# Microsoft Security Incident Prediction

This notebook provides a comprehensive workflow for predicting security incidents using a real-world dataset from Microsoft. The process includes:

1. **Data Acquisition**: Downloading the relevant CSV file containing cybersecurity incident data.
2. **Data Preprocessing**: Cleaning and preparing the dataset for analysis, including handling missing values, encoding categorical variables, and scaling numerical features.
3. **Data Exploration**: Exploring the dataset to gain insights into its structure, identifying patterns and correlations, and assessing the distribution of key features.
4. **Visualizations**: Creating various plots to visualize trends and relationships in the data, which helps in understanding the underlying patterns that could inform predictive models.
5. **Model Training**: Training a variety of models, both linear and non-linear, including regression-based approaches and more complex machine learning algorithms such as decision trees and ensemble methods.
6. **Results Analysis**: Evaluating model performance using standard metrics like accuracy, precision, recall, and F1 score, with a focus on understanding the trade-offs between different models and identifying the most effective approach for predicting incident severity.

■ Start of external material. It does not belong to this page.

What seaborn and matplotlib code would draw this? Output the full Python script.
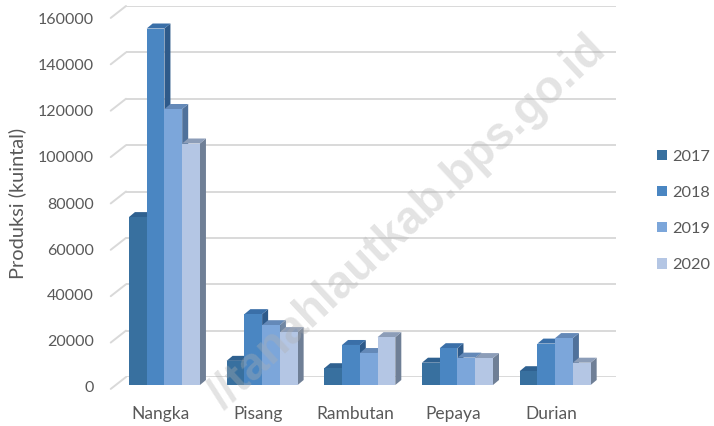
import pandas as pd
import matplotlib.pyplot as plt
from matplotlib.patches import Polygon
from matplotlib.transforms import IdentityTransform, ScaledTranslation
import seaborn as sns

# data
fruits = ['Nangka', 'Pisang', 'Rambutan', 'Pepaya', 'Durian']
years = ['2017', '2018', '2019', '2020']
prod_2017 = [73000, 10500, 7300, 9700, 6000]
prod_2018 = [155000, 30800, 17400, 16000, 18000]
prod_2019 = [120000, 26000, 13900, 11900, 20400]
prod_2020 = [105000, 23000, 20800, 11700, 9700]
y_ticks = [0, 20000, 40000, 60000, 80000, 100000, 120000, 140000, 160000]

front_colors = ['#38709F', '#4A86C2', '#7CA6DA', '#B4C6E4']
side_colors = ['#27506F', '#2E5A8A', '#4F719B', '#6F7F96']
top_colors = ['#2F6190', '#3A6FA8', '#6489B8', '#8C9DB8']
text_color = '#595959'
W, H = 714, 426

plt.rcParams['font.family'] = ['Lato', 'DejaVu Sans']

df = pd.DataFrame({'fruit': fruits, '2017': prod_2017, '2018': prod_2018,
                   '2019': prod_2019, '2020': prod_2020})
long_df = df.melt(id_vars='fruit', var_name='year', value_name='prod')

fig = plt.figure(figsize=(W / 100, H / 100), dpi=100, facecolor='white')


def box(x0, x1, y_top, y_bottom):
    # pixel box (from top left) to figure fractions
    return [x0 / W, 1 - y_bottom / H, (x1 - x0) / W, (y_bottom - y_top) / H]


# back wall with the gridlines
wall = fig.add_axes(box(126, 616, 6, 377))
wall.set_xlim(0, 1)
wall.set_ylim(0, 160000)
wall.set_yticks(y_ticks)
wall.set_xticks([])
wall.tick_params(left=False, labelleft=False)
wall.grid(axis='y', color='#d9d9d9', lw=1.4)
wall.set_axisbelow(True)
for s in wall.spines.values():
    s.set_visible(False)
for v in y_ticks:
    wall.annotate('', xy=(0, v), xycoords=wall.get_yaxis_transform(),
                  xytext=(-11, -8.6), textcoords='offset points',
                  arrowprops=dict(arrowstyle='-', color='#d9d9d9', lw=1.4,
                                  shrinkA=0, shrinkB=0))

# bars
ax = fig.add_axes(box(115.6, 604, 17, 385))
ax.patch.set_alpha(0)
sns.barplot(data=long_df, x='fruit', y='prod', hue='year', hue_order=years,
            palette=front_colors, width=0.727, gap=0, saturation=1, ax=ax)
ax.set_xlim(-0.5, 4.5)
ax.set_ylim(0, 160000)
ax.set_yticks(y_ticks)
ax.set_xlabel('')
ax.set_ylabel('Produksi (kuintal)', color=text_color, fontsize=14.4)
ax.yaxis.set_label_coords(26 / W, 1 - 203 / H, transform=fig.transFigure)
ax.tick_params(axis='y', length=0, pad=15.5, labelcolor=text_color, labelsize=11.5)
ax.tick_params(axis='x', length=0, pad=15, labelcolor=text_color, labelsize=12.5)
for s in ax.spines.values():
    s.set_visible(False)

# nudge tick labels to where the reference has them
px = fig.dpi_scale_trans
for lab in ax.get_yticklabels():
    lab.set_transform(lab.get_transform() + ScaledTranslation(0, -2 / 100, px))
for lab in ax.get_xticklabels():
    lab.set_transform(lab.get_transform() + ScaledTranslation(-4 / 100, 0, px))

# 3d look: side and top faces from each bar's own corners
dx, dy = 6, 5
for i, cont in enumerate(ax.containers):
    for bar in cont:
        (x0, y0), (x1, y1) = ax.transData.transform(
            [(bar.get_x(), 0), (bar.get_x() + bar.get_width(), bar.get_height())])
        z = 2 + (bar.get_x() + 1) * 2
        bar.set_zorder(z + 0.2)
        bar.set_linewidth(0)
        ax.add_patch(Polygon([(x1, y0), (x1 + dx, y0 + dy), (x1 + dx, y1 + dy), (x1, y1)],
                             closed=True, fc=side_colors[i], lw=0,
                             transform=IdentityTransform(), zorder=z))
        ax.add_patch(Polygon([(x0, y1), (x0 + dx, y1 + dy), (x1 + dx, y1 + dy), (x1, y1)],
                             closed=True, fc=top_colors[i], lw=0,
                             transform=IdentityTransform(), zorder=z))

sns.move_legend(ax, 'center left', bbox_to_anchor=(642 / W, 1 - 211 / H),
                bbox_transform=fig.transFigure, frameon=False, title=None,
                fontsize=11.8, handlelength=0.6, handleheight=0.6,
                handletextpad=0.35, labelspacing=1.35, labelcolor=text_color)

# watermark, only the part that shows in the picture
fig.text(600 / W, 1 - 44 / H, '//tanahlautkab.bps.go.id', rotation=43,
         ha='right', va='center', rotation_mode='anchor',
         fontsize=33, fontweight='bold',
         family=['Liberation Sans', 'DejaVu Sans'],
         color='#b0b0b0', alpha=0.35, zorder=20)

fig.savefig('out.png', dpi=100, facecolor='white')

This notebook aims to provide valuable insights for cybersecurity operations by leveraging machine learning techniques to predict and classify incidents based on historical data.


## Downloading the Data from Kaggle

In [1]:
!pip install kagglehub --quiet

In [1]:
import os
import pandas as pd
from sklearn.model_selection import train_test_split
from kagglehub import dataset_download

def create_reduced_file(original_file_path, reduced_file_path, target_column, sample_size=10000):
    """
    Crea un archivo reducido a partir del archivo original aplicando undersampling estratificado.

    :param original_file_path: Ruta al archivo original.
    :param reduced_file_path: Ruta donde se guardará el archivo reducido.
    :param target_column: Nombre de la columna objetivo para estratificación.
    :param sample_size: Tamaño del conjunto reducido.
    """
    df_original = pd.read_csv(original_file_path)
    print(f"El archivo original tiene {len(df_original)} filas.")
    
    # Realizar undersampling estratificado
    df_reduced, _ = train_test_split(
        df_original,
        train_size=sample_size,
        stratify=df_original[target_column],
        random_state=42
    )
    
    df_reduced.to_csv(reduced_file_path, index=False)
    print(f"Archivo reducido creado con {len(df_reduced)} filas manteniendo proporciones de clases.")

# Configuración de rutas
dataset_folder = os.getcwd()
reduced_file_path = os.path.join(dataset_folder, 'microsoft_Reduced.csv')

if not os.path.exists(reduced_file_path):
    file_path = dataset_download("Microsoft/microsoft-security-incident-prediction")
    original_file_path = os.path.join(file_path, "GUIDE_Test.csv")
    
    create_reduced_file(original_file_path, reduced_file_path, target_column='IncidentGrade')
else:
    df_reduced = pd.read_csv(reduced_file_path)
    print(f"Archivo cargado con {len(df_reduced)} filas.")

print(df_reduced.head())


NameError: name 'os' is not defined

In [3]:
pip list | grep kaggle


Note: you may need to restart the kernel to use updated packages.